Your task is to write out only the lines running from the line with "Rebuild this chart" to the line with "import * as", both ends kept, with no images.

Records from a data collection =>
++++++++++
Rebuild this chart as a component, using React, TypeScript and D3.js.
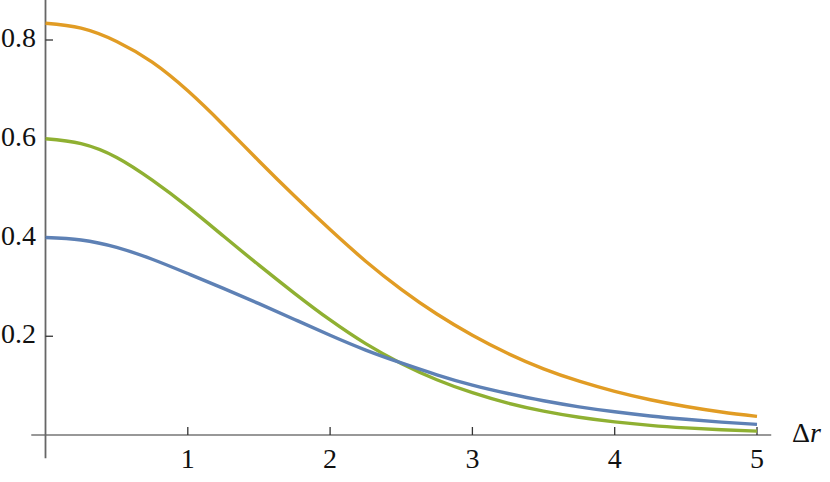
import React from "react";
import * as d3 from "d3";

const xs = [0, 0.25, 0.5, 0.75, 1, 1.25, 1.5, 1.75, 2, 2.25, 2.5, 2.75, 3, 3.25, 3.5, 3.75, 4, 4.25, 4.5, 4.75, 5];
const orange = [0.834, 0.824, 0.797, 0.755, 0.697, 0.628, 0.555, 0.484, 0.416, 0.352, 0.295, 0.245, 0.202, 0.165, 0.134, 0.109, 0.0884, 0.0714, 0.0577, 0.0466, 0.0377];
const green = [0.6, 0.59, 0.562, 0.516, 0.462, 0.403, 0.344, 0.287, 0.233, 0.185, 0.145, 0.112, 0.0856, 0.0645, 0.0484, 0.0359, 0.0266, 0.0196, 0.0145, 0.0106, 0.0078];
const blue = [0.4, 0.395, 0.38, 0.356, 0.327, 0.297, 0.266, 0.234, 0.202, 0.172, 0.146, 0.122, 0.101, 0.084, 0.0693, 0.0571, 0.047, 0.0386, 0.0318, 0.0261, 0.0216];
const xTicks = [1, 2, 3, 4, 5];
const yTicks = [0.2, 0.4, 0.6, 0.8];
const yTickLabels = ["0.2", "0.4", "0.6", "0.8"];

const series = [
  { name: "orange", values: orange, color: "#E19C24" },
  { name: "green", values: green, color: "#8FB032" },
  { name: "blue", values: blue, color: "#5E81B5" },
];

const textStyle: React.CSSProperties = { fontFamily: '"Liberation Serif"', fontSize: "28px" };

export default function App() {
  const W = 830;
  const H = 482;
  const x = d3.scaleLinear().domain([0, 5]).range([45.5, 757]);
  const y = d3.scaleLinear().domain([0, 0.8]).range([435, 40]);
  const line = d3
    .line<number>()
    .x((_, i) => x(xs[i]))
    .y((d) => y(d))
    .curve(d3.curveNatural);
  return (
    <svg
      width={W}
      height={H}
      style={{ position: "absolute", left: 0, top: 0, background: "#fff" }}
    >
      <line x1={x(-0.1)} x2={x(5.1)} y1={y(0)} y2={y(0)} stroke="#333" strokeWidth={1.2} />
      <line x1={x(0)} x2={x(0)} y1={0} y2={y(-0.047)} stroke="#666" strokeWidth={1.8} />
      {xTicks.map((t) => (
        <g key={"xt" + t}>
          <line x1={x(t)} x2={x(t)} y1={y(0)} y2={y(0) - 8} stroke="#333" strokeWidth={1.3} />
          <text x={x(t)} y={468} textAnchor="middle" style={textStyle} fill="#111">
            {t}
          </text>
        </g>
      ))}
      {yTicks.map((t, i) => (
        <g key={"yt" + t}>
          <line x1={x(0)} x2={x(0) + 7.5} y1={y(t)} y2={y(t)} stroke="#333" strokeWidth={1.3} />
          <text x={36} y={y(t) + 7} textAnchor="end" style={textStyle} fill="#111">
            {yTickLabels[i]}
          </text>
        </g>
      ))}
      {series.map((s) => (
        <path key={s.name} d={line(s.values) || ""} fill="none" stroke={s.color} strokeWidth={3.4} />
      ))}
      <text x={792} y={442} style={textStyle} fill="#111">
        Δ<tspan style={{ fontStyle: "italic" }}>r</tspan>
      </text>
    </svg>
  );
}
++++++++++
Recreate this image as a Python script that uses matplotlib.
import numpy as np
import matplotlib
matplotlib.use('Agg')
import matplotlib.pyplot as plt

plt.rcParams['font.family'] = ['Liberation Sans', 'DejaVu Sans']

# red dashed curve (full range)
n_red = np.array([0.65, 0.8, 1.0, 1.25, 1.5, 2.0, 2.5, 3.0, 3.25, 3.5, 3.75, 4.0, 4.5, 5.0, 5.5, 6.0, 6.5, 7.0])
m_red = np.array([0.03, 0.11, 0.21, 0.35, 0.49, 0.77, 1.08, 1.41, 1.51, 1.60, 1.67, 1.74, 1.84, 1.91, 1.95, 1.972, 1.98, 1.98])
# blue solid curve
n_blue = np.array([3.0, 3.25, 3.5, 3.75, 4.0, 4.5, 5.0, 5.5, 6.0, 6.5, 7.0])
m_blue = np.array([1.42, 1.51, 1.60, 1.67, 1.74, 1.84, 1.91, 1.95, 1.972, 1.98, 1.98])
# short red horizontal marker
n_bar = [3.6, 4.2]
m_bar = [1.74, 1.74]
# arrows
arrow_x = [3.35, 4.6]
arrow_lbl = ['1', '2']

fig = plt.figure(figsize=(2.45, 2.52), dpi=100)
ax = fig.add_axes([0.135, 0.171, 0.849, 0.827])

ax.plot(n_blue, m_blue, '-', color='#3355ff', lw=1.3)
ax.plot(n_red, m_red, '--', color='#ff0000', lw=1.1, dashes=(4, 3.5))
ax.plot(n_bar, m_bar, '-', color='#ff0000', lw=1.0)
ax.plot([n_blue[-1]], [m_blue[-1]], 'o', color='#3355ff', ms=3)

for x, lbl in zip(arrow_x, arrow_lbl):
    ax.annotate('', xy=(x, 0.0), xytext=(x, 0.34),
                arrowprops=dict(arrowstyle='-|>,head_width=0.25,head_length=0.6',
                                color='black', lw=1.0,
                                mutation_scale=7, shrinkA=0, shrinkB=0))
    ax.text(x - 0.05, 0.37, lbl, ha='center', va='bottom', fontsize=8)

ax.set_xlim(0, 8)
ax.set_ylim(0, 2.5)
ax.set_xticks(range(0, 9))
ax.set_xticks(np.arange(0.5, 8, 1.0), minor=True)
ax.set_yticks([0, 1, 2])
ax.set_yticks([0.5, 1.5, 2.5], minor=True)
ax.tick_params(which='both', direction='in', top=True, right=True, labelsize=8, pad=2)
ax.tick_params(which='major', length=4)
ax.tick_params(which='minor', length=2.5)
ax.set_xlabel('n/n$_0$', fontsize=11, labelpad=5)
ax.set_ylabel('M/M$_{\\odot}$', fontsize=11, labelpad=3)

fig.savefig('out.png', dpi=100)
++++++++++
ANSWER TO THE EXERCISE =>
Rebuild this chart as a component, using React, TypeScript and D3.js.
import React from "react";
import * as d3 from "d3";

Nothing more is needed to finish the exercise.